И можно бы наговорить много верного про надувание мыльных пиар-пузырей как универсальную политику нашего издателя, но стоп. В чем-то первенство Лесева справедливо.

«23» отвечает на вопрос, откуда растут жвала и щупальца у отечественного хоррора, с максимальной, незамутненной четкостью. Там, где у предшественников ответ искажается талантом или хоть жанровой мастеровитостью, Лесев проговаривается — бесхитростно, будто школьное сочинение «Как я провел весенние каникулы, убегая от зомби».

Животворный (мертвящий?) исток русского хоррора лежит там же, где зарыты причины нашей тяги к хоррору американскому; нигде ведь не любят Стивена Кинга и Дэвида Линча так нежно, как в России. Главный пафос что линчевского «Твин Пикса», что кинговского «Оно» — в том, что понятная, комфортная, рациональная цивилизация тонким слоем размазана по чужой и чуждой, захваченной, но так и не понятой земле; и стоит лишь ступить на опасное место, как мигом провалишься в душный перегной, в черную изнанку, в подпочвенную топь дремучих мифов и страшных сущностей. Кому это понимать, как не нам — с нашим ощущением собственной земли как агрессивного, отторгающего нас пространства, с нашей генетической готовностью принять как должное любую жуть, с нашей необоримой уверенностью в наличии закулисы буквально за всем?

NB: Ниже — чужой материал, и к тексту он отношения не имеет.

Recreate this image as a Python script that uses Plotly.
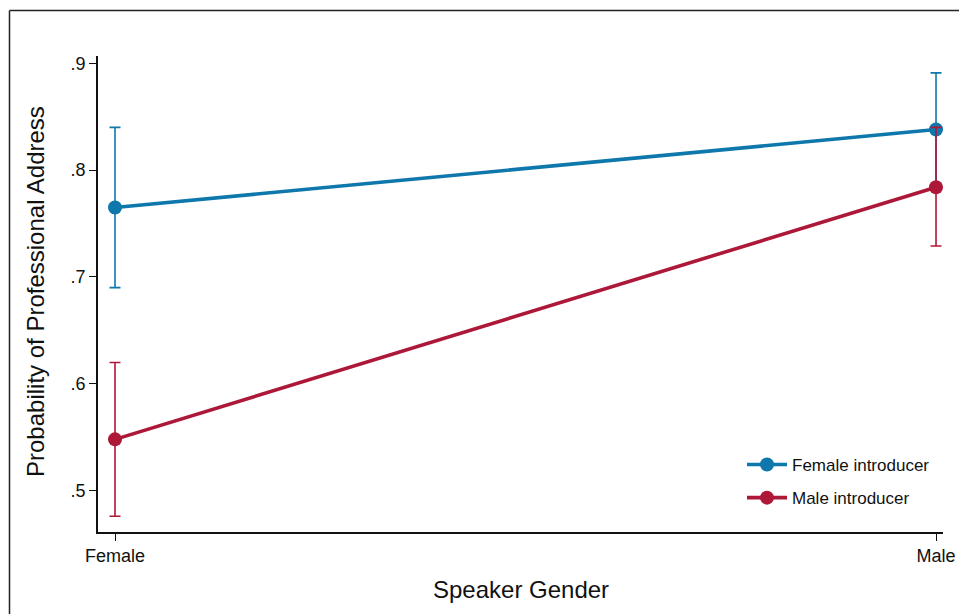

Но тут-то и начинается разница, и именно она делает отечественный хоррор тем, что он есть, и именно ее наглядно демонстрирует лесевский роман. Душа американского ужаса — контраст: за пряничным фасадом провинциального Дерри разверзается ад, твинпиксовские совы — не то, чем кажутся. Душа нашего — сгущение: а чего еще ты ждал от этих темных дворов, зассанных парадных, гибельных подворотен, выжженных спальных районов, разваливающихся автобусов и разваленных заводов, хамоватых продавщиц и кассирш, налитых бухлом гопников, мрачных ментов, вонючих бомжей, коммунальных свар? Чего, спрашивается?

Так не удивляйся ни выводку зомбаков-гулу, ни вурдалакам, ни волкодлакам. Ни книжкам, одевающим в некрофильскую жанровую плоть иррациональный ужас жизни — ведь литературная чернуха есть лишь квинтэссенция бытовой тьмы.

Наши совы именно то, чем кажутся; просто ты никак не хотел в это поверить, дружок.